US, Brazil reach agreement to end US export subsidies for cotton
(Fibre2Fashion News, Ahmedabad, 2 October 2014) The United States and Brazil have agreed to settle their long-standing cotton dispute over U.S. agricultural export subsidies under the US Farm Bill and the USDA GSM-102 programme. As per the agreement, Brazil will relinquish all rights to countermeasures against US trade. In turn, the US will make a one-time final contribution of US$ 300 million to the Brazil Cotton Institute, or IBA. Both countries also agreed to formally terminate the cotton case at the WTO Dispute Settlement Body within 21 days. "Brazil has also agreed not to bring new WTO actions against US cotton support programs while the current US Farm Bill is in force or against agricultural export credit guarantees under the GSM-102 program as long as the program is operated consistent with the agreed terms," the US Department of Agriculture (USDA) said in a statement. [The United States currently pays around $20 billion per year to farmers in direct subsidies as "farm income stabilization" via U.S. farm bills and US$3.1 billion via the USDA GSM-102 programme.]
[Note: Article 23 of the OECD managed Arrangement on Official Export Credits states that "The Participants shall charge premium, in addition to interest charges, to cover the risk of non-repayment of export credits.
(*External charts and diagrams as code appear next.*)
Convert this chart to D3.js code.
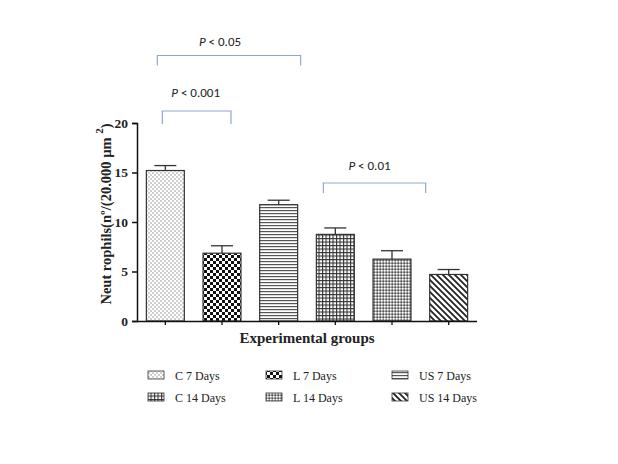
<!DOCTYPE html>
<html><head><meta charset="utf-8">
<script src="https://cdn.jsdelivr.net/npm/d3@7"></script>
<style>body{margin:0;background:#fff}svg{display:block}</style>
</head><body>
<script>
const categories = ["C 7 Days","L 7 Days","US 7 Days","C 14 Days","L 14 Days","US 14 Days"];
const means = [15.2, 6.85, 11.75, 8.75, 6.25, 4.7];
const errors = [0.5, 0.75, 0.45, 0.65, 0.85, 0.5];
const yTicks = [0,5,10,15,20];
const sigLabels = ["P < 0.05","P < 0.001","P < 0.01"];
const sigPairs = [[0,2],[0,1],[3,5]];

// layout/styling for brackets (pixels)
const sigLevels = [55.5, 111, 183];
const sigOffsets = [[-8,22],[-3,9],[-12,-23]];
const sigLegs = [10,13,10];
const sigTextShift = [-9,-1,-5];
const sigTextY = [46,97,170];

const W=618,H=464;
const svg=d3.select("body").append("svg").attr("width",W).attr("height",H);
const defs=svg.append("defs");
const serif="'Liberation Serif','Times New Roman',serif";
const sans="'Carlito','Liberation Sans',Arial,sans-serif";

function pat(id,w,h,draw){const p=defs.append("pattern").attr("id",id).attr("patternUnits","userSpaceOnUse").attr("width",w).attr("height",h);p.append("rect").attr("width",w).attr("height",h).attr("fill","#fff");draw(p);return "url(#"+id+")";}
const fills=[
 pat("p0",4,4,p=>{p.append("rect").attr("x",0).attr("y",0).attr("width",2).attr("height",2).attr("fill","#cfcfcf");p.append("rect").attr("x",2).attr("y",2).attr("width",2).attr("height",2).attr("fill","#cfcfcf");}),
 pat("p1",6,6,p=>{p.append("rect").attr("x",0).attr("y",0).attr("width",3).attr("height",3).attr("fill","#111");p.append("rect").attr("x",3).attr("y",3).attr("width",3).attr("height",3).attr("fill","#111");}),
 pat("p2",4,3,p=>{p.append("rect").attr("x",0).attr("y",0).attr("width",4).attr("height",1.2).attr("fill","#555");}),
 pat("p3",3.5,3.5,p=>{p.append("rect").attr("x",0).attr("y",0).attr("width",3.5).attr("height",1.1).attr("fill","#333");p.append("rect").attr("x",0).attr("y",0).attr("width",1.1).attr("height",3.5).attr("fill","#333");}),
 pat("p4",3,3,p=>{p.append("rect").attr("width",3).attr("height",3).attr("fill","#a8a8a8");p.append("rect").attr("x",0).attr("y",0).attr("width",1.5).attr("height",1.5).attr("fill","#fff");p.append("rect").attr("x",1.5).attr("y",1.5).attr("width",1.5).attr("height",1.5).attr("fill","#555");}),
 pat("p5",6,6,p=>{p.append("path").attr("d","M0,0L6,6M-3,3L3,9M3,-3L9,3").attr("stroke","#222").attr("stroke-width",1.8);})
];

const x=d3.scaleBand().domain(categories).range([137,477]).paddingInner(0.33).paddingOuter(0.165);
const y=d3.scaleLinear().domain([0,20]).range([321,123]);
const cxOf=i=>x(categories[i])+x.bandwidth()/2;

const g=svg.append("g");
categories.forEach((c,i)=>{
  const cx=cxOf(i);
  g.append("line").attr("x1",cx).attr("x2",cx).attr("y1",y(means[i])).attr("y2",y(means[i]+errors[i])).attr("stroke","#333").attr("stroke-width",1.3);
  g.append("line").attr("x1",cx-11).attr("x2",cx+11).attr("y1",y(means[i]+errors[i])).attr("y2",y(means[i]+errors[i])).attr("stroke","#333").attr("stroke-width",1.3);
});
g.selectAll("rect.bar").data(categories).join("rect").attr("class","bar")
 .attr("x",d=>x(d)).attr("width",x.bandwidth())
 .attr("y",(d,i)=>y(means[i])).attr("height",(d,i)=>y(0)-y(means[i]))
 .attr("fill",(d,i)=>fills[i]).attr("stroke","#333").attr("stroke-width",1.2);

const ya=svg.append("g").attr("transform","translate(137,0)").call(d3.axisLeft(y).tickValues(yTicks).tickSize(5).tickPadding(4));
ya.select(".domain").attr("stroke","#111").attr("stroke-width",1.5);
ya.selectAll(".tick line").attr("stroke","#111").attr("stroke-width",1.5);
ya.selectAll("text").attr("font-family",serif).attr("font-weight","bold").attr("font-size",13.5).attr("fill","#222");

const xa=svg.append("g").attr("transform","translate(0,321)").call(d3.axisBottom(x).tickSize(4).tickFormat(""));
xa.select(".domain").attr("stroke","#111").attr("stroke-width",1.5).attr("d","M137,0.5H477");
xa.selectAll(".tick line").attr("stroke","#111").attr("stroke-width",1.3);

svg.append("text").attr("x",307).attr("y",343).attr("text-anchor","middle").attr("font-family",serif).attr("font-weight","bold").attr("font-size",15).attr("fill","#222").text("Experimental groups");

const yl=svg.append("text").attr("transform","translate(111,214) rotate(-90)").attr("text-anchor","middle").attr("font-family",serif).attr("font-weight","bold").attr("font-size",14.5).attr("fill","#222");
yl.append("tspan").text("Neut rophils(nº/(20.000 µm ");
yl.append("tspan").attr("dy",-8).attr("font-size",11).text("2");
yl.append("tspan").attr("dy",8).text(")");

sigPairs.forEach((pr,i)=>{
  const x1=cxOf(pr[0])+sigOffsets[i][0], x2=cxOf(pr[1])+sigOffsets[i][1];
  const ly=sigLevels[i], leg=sigLegs[i];
  svg.append("path").attr("d",`M${x1},${ly+leg}V${ly}H${x2}V${ly+leg}`).attr("fill","none").attr("stroke","#8fa9cc").attr("stroke-width",1.2);
  const t=svg.append("text").attr("x",(x1+x2)/2+sigTextShift[i]).attr("y",sigTextY[i]).attr("text-anchor","middle").attr("font-family",sans).attr("font-size",13).attr("fill","#222");
  const parts=sigLabels[i].split(" ");
  t.append("tspan").attr("font-style","italic").text(parts[0]);
  t.append("tspan").text(" "+parts.slice(1).join(" "));
});

const legX=[148,266,392], legY=[375,397];
categories.forEach((c,i)=>{
  const col=i%3,row=Math.floor(i/3);
  svg.append("rect").attr("x",legX[col]).attr("y",legY[row]-4).attr("width",16).attr("height",8).attr("fill",fills[i]).attr("stroke","#333").attr("stroke-width",0.8);
  svg.append("text").attr("x",legX[col]+27).attr("y",legY[row]+4.5).attr("font-family",serif).attr("font-size",12).attr("fill","#222").text(c);
});
</script>
</body></html>
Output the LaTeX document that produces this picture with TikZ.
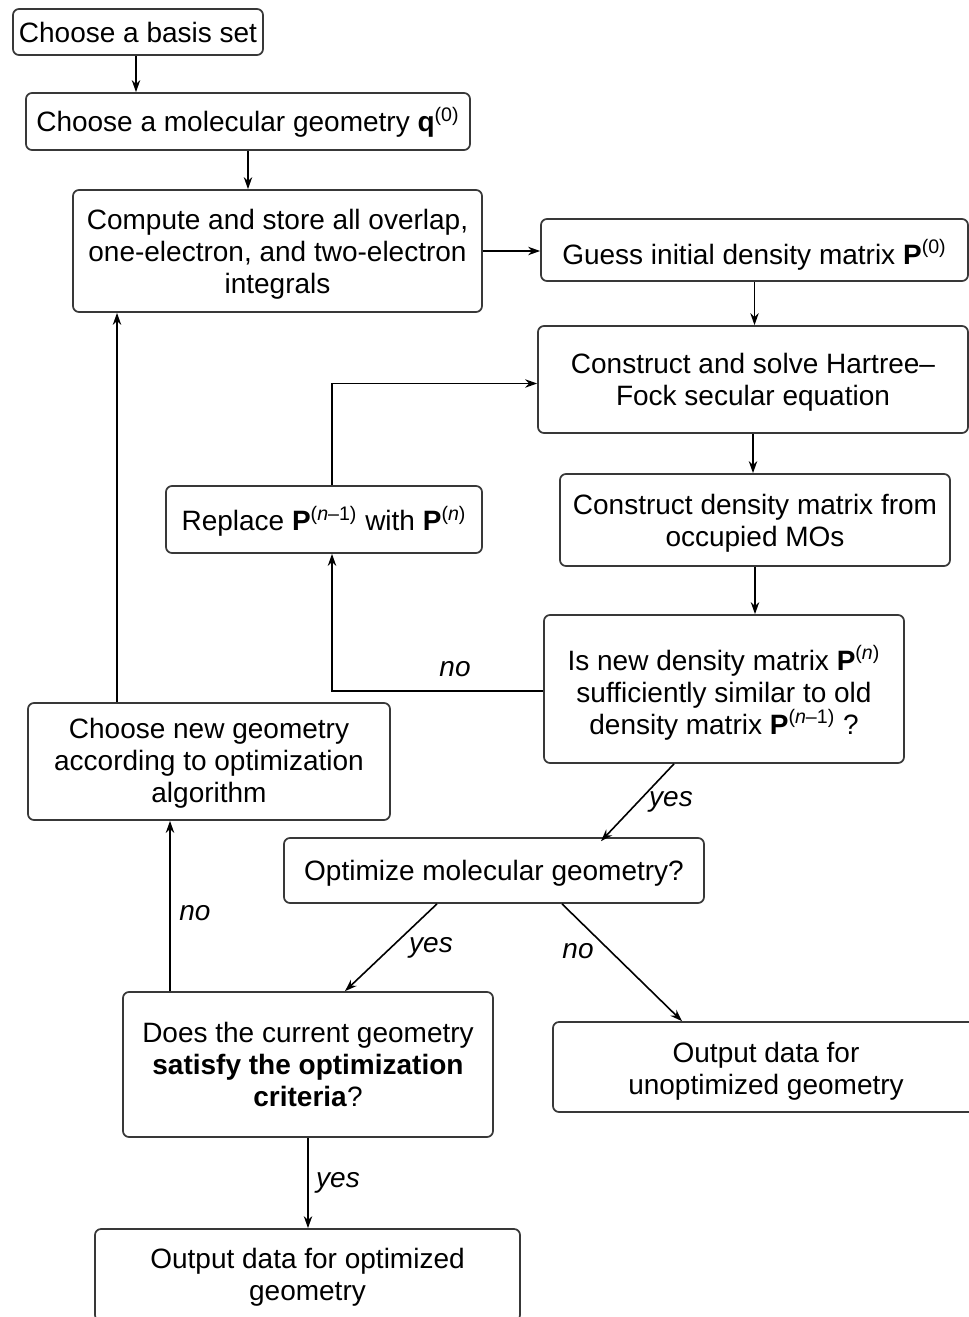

The premium rates charged by the Participants shall be risk-based, shall converge and shall not be inadequate to cover long-term operating costs and losses." In 2005 a UK government study determined that their export credits received some £150 million or US$271 million per year in subsidies. Article I(j) of the WTO Agreement on Subsidies, which the Arrangement was intended to enforce on ECAs, has similar wording on subsidies.]